The most important question – what is your position in quidditch?
I play beater! I don’t necessarily play like Ellen (the popular strategies have changed a lot since I wrote Ellen, and in a few scenes I needed Ellen to do something really bold that I probably wouldn’t have thought of), but I do love never having to worry about scoring and always having a clear human opponent or target!
When and why did you start to play quidditch?
I started playing my senior year of college, mostly because my roommate mentioned it and I thought it would be fun and silly. When it turned out to be more athletic than I was expecting, I had a really cool moment where I *suddenly* remembered that I had really enjoyed sports throughout elementary school and middle school, and I had just stopped doing them in high school because it felt like I couldn’t be both a nerd and a jock. So I stuck around because it was fun and surprisingly serious!
Which quidditch teams did you play for?
I played for the Rice University team (which no longer exists, unfortunately) and the New York Badassilisks (I believe they also don’t exist, or maybe they’ve returned?), and my current team is the Houston Cosmos. Lots of great experiences on all three teams, and lots of great jerseys! I’ve also traveled with Team Mexico to two World Cups and a Pan American Games, as [a] hydration specialist/roadie since I don’t have the required citizenship to play on the national team.
How similar are you and your character Ellen?
Ellen and I have several biographical characteristics in common, even more now than when I originally started drafting this story, but her emotions and reactions are exaggerated to make her a better Main Character (and source of drama) than I could ever be. I worried a lot more when I started this book that people would think Ellen was a self-insert or that the story was autobiographical just because we were playing the same (admittedly niche) sport, but now that I have more projects with lots of different main characters out in the world, I’m becoming more confident in the knowledge that all my characters have large chunks of me and larger chunks of themselves. I think that, while I usually agree with Ellen’s intentions, I’m often laughing and rolling my eyes at her execution.
Are there any moments in the book that are based on real situations?
Hahaha… yes. I mean everything I write is based on real situations or feelings that I’ve put in the blender long enough to make something new, but this book, especially, has lines of dialogue and occasionally whole scenes that match things that have happened on the quidditch pitch or at team dinners or in the online quidditch forums. I was, unfortunately, writing the “stranger barfs on my shoes” scene from multiple experiences!
You are from the United States, but you were also involved in the Mexican team of Qeurovision. How did that come to be?
I mentioned that I’ve traveled with Team Mexico before, and I got involved with Mexico’s Qeruovision in the same way: through my fiancé, Ariel Heiblum, who is one of the founders of Quidditch Mexico and the Mexico City metropolitan league. I have Mexican-American heritage, but no Mexican citizenship, so I’m kind of a tagalong with the team and I’m always grateful to my QMX friends for letting me hang out!

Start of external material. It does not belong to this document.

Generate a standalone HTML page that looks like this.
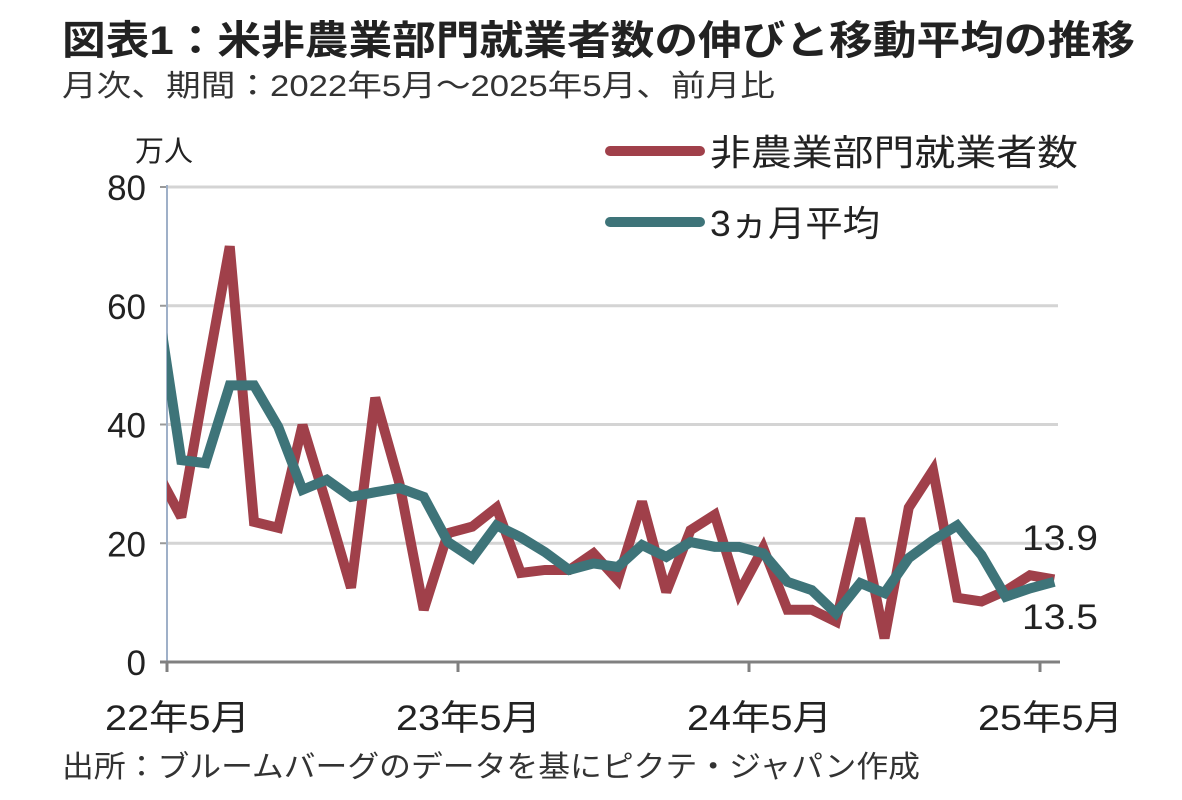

Are you considering writing a sequel to This Is How We Fly?
Well actually! I am currently working on a companion novel (not a direct sequel but a story with overlapping characters) that follows Ellen’s younger sister Yasmín as a sophomore in high school, five years after the events of This Is How We Fly. Instead of being a Cinderella-flavored quidditch book, this is going to be a Snow White-flavored marching band book! Ellen makes an appearance as the out of college, older and wiser sibling, but there’s not any quidditch on the page, just lots of marching band drama. It’s in the early stages right now, but I’m excited to see Yasmín grow into a dramatic Main Character in her own right.
I also have a quidditch short story that will appear in Game On, an anthology of stories about games and sports, that will have a couple of familiar side characters. But that project is also a couple years out from publication.

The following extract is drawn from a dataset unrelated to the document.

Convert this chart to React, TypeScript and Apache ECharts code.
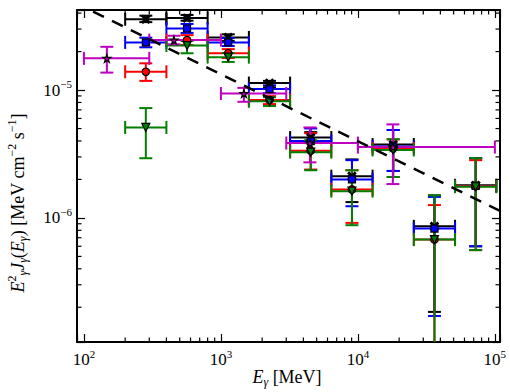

If there is a second book, is there a chance that Ellen will explore more questions of gender identity?
Because I’m planning to skip five years, we won’t necessarily follow Ellen through her exploration, but she is openly nonbinary (still using she pronouns, but probably not exclusively) in the second book. To me, that very much felt like an extension of who she is throughout This Is How We Fly, but she needed space and time to get there.

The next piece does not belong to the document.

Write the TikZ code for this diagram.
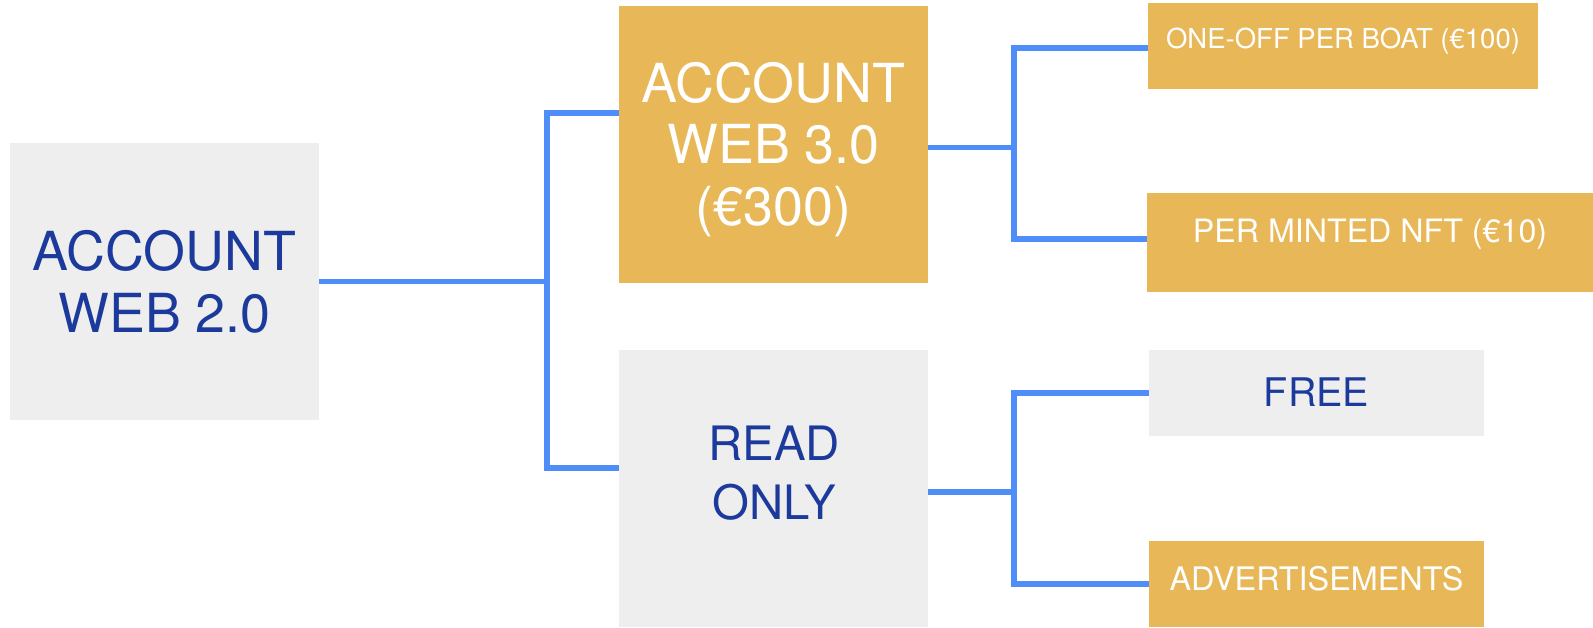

Do you consider yourself a Harry Potter fan?
Oof. Kind of a tough question these days. I have been thinking a lot about fandom ever since I started this book, but recently I’ve had to reckon much more with the negative aspects of fandom alongside the joyful aspects, since JKR has been alienating fans of color and (especially) trans fans more and more violently. I don’t think I can ever erase Harry Potter from my personal story, any more than I can erase my Twihard days or the impact of my years of watching Muzzy El Grande to the point that I still quote random lines of that obscure educational video series with my brothers. But I don’t think I find as much joy as I used to in the series. The communities we’ve created around Harry Potter are awesome and vibrant and full of amazing people, but they don’t need to stay connected to their source material to survive, particularly when the source material is stagnant and outright harmful to people who have found safety in the community. I have a good friend who was heavily involved in the Saved [b]y [t]he Bell fandom in the early days of [I]nternet forums, and she has stayed connected with the friends she made there long after they stopped bonding over a show they all used to watch. I’ve met some awesome people who are looking at the series critically on podcasts like The Gayly Prophet and Beyond the Veil, and I follow artists and writers whose Harry Potter fanwork captured my imagination—now I’m excited to follow those creators to see how they react to other series and fandoms.
So yes, I have a lot of strong feelings about these characters, know a lot of obscure trivia, and [have] camped out for midnight releases of the books and movies. I play quidditch in real life, have a lot of wrock songs memorized, and can perform most parts of the Mysterious Ticking Noise ensemble passably well. But don’t want to make Harry Potter part of my current and ongoing identity when its creator excludes and hurts my friends, my family, and my community.
If there would be an opportunity to play the actual wizard Quidditch, would you start to play it or would you be loyal to Muggle quidditch?
I mean, I would definitely want to fly on a broomstick because… awesome. But I think I’d stick with quidditch as a sport because it’s been designed to be more enjoyable for its athletes and spectators. Sometimes writers just need things to happen a certain way for plot reasons (and sometimes writers invent sports to make fun of real-life sports that annoy them) and that’s all well and good but it probably doesn’t translate to a very fun playing experience.